The real estate outlook

So as the new year commences in earnest, there is a trail of speculation in the real estate industry, as with all industries: What does the year hold, market wise? Will the real estate market experience a boom, or will it plummet and plunge? Is 2019 going to be a buyers’ market? Sellers’ market? What spots will be the hottest spots when it comes to migration, appreciation, emerging cities and spots, what type of properties are likely to do well: residential, commercial, industrial? Any mind-blowing, one-of-a-kind projects springing up?
These are questions looming large on every one’s mind.
It’d definitely be nice to have a forecast that’s somewhat as accurate as the weather forecast as a sure guide to what areas to pitch into, what areas to stay away from… However, it’s a known fact that the real estate market is hard and quite tricky to foresee. Nonetheless, here are some valid predictions by experts as found on the Vanguard Nigeria, Property.
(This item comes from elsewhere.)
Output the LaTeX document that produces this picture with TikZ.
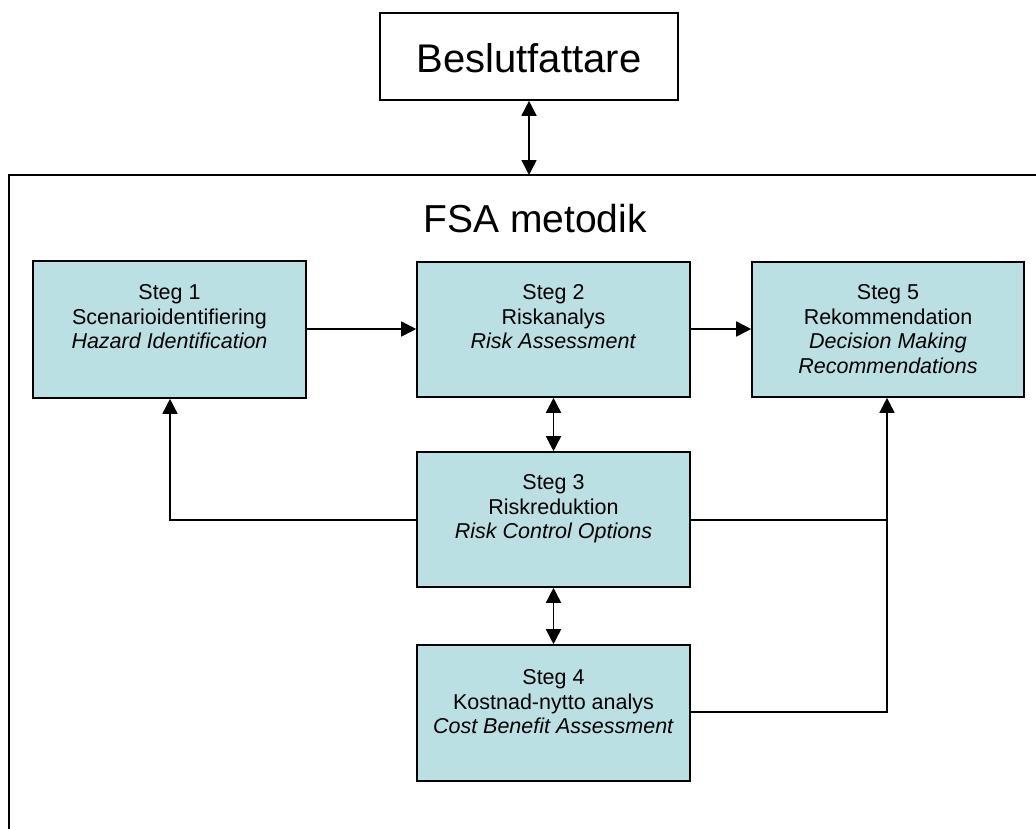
\documentclass[tikz,border=0pt]{standalone}
\usepackage{fontspec}
\setmainfont{Liberation Sans}
\usetikzlibrary{arrows.meta}
\definecolor{boxfill}{RGB}{187,224,227}
\tikzset{
  stepbox/.style={draw=black, line width=1.6pt, fill=boxfill, inner sep=0pt},
  steptext/.style={anchor=north, align=center, inner sep=0pt, font=\fontsize{21.5}{24.5}\selectfont},
  conn/.style={line width=1.6pt, draw=black},
  tip/.style={-{Triangle[length=15pt,width=15pt]}},
  bitip/.style={{Triangle[length=15pt,width=15pt]}-{Triangle[length=15pt,width=15pt]}}
}
\begin{document}
\begin{tikzpicture}[x=1pt,y=-1pt]
\useasboundingbox[fill=white] (0,0) rectangle (1036,828);
% decision maker
\node[draw=black, line width=1.6pt, fill=white, minimum width=298pt, minimum height=87pt, inner sep=0pt] (dm) at (529,56.5) {};
\node[anchor=base, inner sep=0pt, font=\fontsize{40}{46}\selectfont] (dmtext) at (529,72) {Beslutfattare};
% outer frame (open to the right and bottom)
\coordinate (fr) at (1040,175);
\coordinate (ftop) at (529,175);
\coordinate (fl) at (9,175);
\coordinate (fb) at (9,832);
\draw[line width=1.6pt] (fr) -- (fl) -- (fb);
\node[anchor=base, inner sep=0pt, font=\fontsize{39}{45}\selectfont] (fsa) at (535,232) {FSA metodik};
% step boxes
\node[stepbox, minimum width=273pt, minimum height=137pt] (s1) at (169.5,329.5) {};
\node[stepbox, minimum width=273pt, minimum height=135pt] (s2) at (553.5,329.5) {};
\node[stepbox, minimum width=272pt, minimum height=135pt] (s5) at (888,329.5) {};
\node[stepbox, minimum width=273pt, minimum height=135pt] (s3) at (553.5,519.5) {};
\node[stepbox, minimum width=273pt, minimum height=136pt] (s4) at (553.5,713) {};
% texts
\node[steptext] (t1) at (169.5,284.5) {Steg 1\\Scenarioidentifiering\\\textit{Hazard Identification}};
\node[steptext] (t2) at (553.5,284.5) {Steg 2\\Riskanalys\\\textit{Risk Assessment}};
\node[steptext] (t5) at (888,284.5) {Steg 5\\Rekommendation\\\textit{Decision Making}\\\textit{Recommendations}};
\node[steptext] (t3) at (553.5,474.5) {Steg 3\\Riskreduktion\\\textit{Risk Control Options}};
\node[steptext] (t4) at (553.5,669.5) {Steg 4\\Kostnad-nytto analys\\\textit{Cost Benefit Assessment}};
% connectors
\draw[conn, bitip] (dm.south) -- (ftop);
\draw[conn, tip] (s1.east |- 0,329) -- (s2.west |- 0,329);
\draw[conn, tip] (s2.east |- 0,329) -- (s5.west |- 0,329);
\draw[conn, bitip] (s2.south) -- (s3.north);
\draw[conn, bitip] (s3.south) -- (s4.north);
\coordinate (lc) at (170,520);
\coordinate (rc) at (887,520);
\coordinate (rb) at (887,712);
\draw[conn, tip] (s3.west |- lc) -- (lc) -- (lc |- s1.south);
\draw[conn, tip] (s3.east |- rc) -- (rc) -- (rc |- s5.south);
\draw[conn] (s4.east |- rb) -- (rb) -- (rc);
\end{tikzpicture}
\end{document}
Heightened uncertainty and eroding affordability are expected to cut into demand and contribute to a weaker real estate market in 2019, and 2018 harsh economic realities made the sector underperform in terms of yield and returns.

While demographic fundamentals remain strong, the economy remains weak, and a lack of clear policy in 2018 impacted negatively on prospective homeowners’ access to mortgage financing in the market. Mortgage interest rates are also on the rise, further reducing buying capacity, although these rates are expected to stabilise further into 2019, which may worsen borrowers’ ability to qualify for financing.

According to the National Bureau of Statistics (NBS) third quarter (Q3) figures, Nigeria’s annual inflation rate increased to 11.28 per cent in September, 0.05 per cent higher than the recorded rate of 11.23 per cent in August, and the second monthly rise after 18 consecutive months of a steady decline from January 2017, when it reached a 12-year high of 18.7 per cent.
A possible consequence is that a constant weakening of the nation’s reserves may lead to further depreciation of the naira against the dollar, further impacting on the real estate sector which is heavily reliant on the capital markets.

On the issue of performance of the markets in 2018, there were conflicting opinions by the professionals. Some say, the rate of sales for both new and existing properties are nose-diving; others noted that the sector has generally been fairly stable. Some experts maintain that residential is still in high demand but sales are very low, retail and office suffered significant value reductions.

The huge chunk of the blame goes to the non-performance of the economy. It slowed down and lacked liquidity. The illiquidity in the market is causing stress in this sector as investors pull back on expansion plans.

Interestingly, larger malls continue to reconfigure themselves to provide consumers with every recreational, entertainment, educational, fitness and shopping they would need.
Conditions in the office segment remained relatively stable; construction work on prime commercial properties is ongoing, although for some, activity has stalled.

Asking rents in Ikoyi and Victoria Island remain constant, with potential tenants who require larger spaces, having the added advantage of reasonable concessions in rent.
The experts agreed that the industrial sector has been very badly hit in 2018 with many premises coming into the market either for sale or lease without any takers in sight.

Expectations are also high on the Nigeria’s forthcoming elections. Many investors / decision makers are adopting a “wait and see” strategy and some foreign investors have withdrawn their funds in order to mitigate against any political risks that might lead to a loss of investments.

The outlook in 2019 is seemingly not so good. As it is, oil prices are falling with dire implications for the nation’s income. Politics and elections are around the corner, with the do-or-die mentality that Nigerian politicians bring to the table, it will jolt investments away and in the long run slow down the economy.

However as with all things looking bleak, a small shift or unforeseen happening can trigger a set of unexpected, hopefully favourable outcomes in a chainlike reaction. And so, it’s most likely best to keenly observe happenings in the first quarter and carefully interpret these happenings and their effects. Cautionary measures to provide cushion-like buffers reducing impact of negatives from the market would be the smart thing to do as we wait the waves to ride out, as they always do.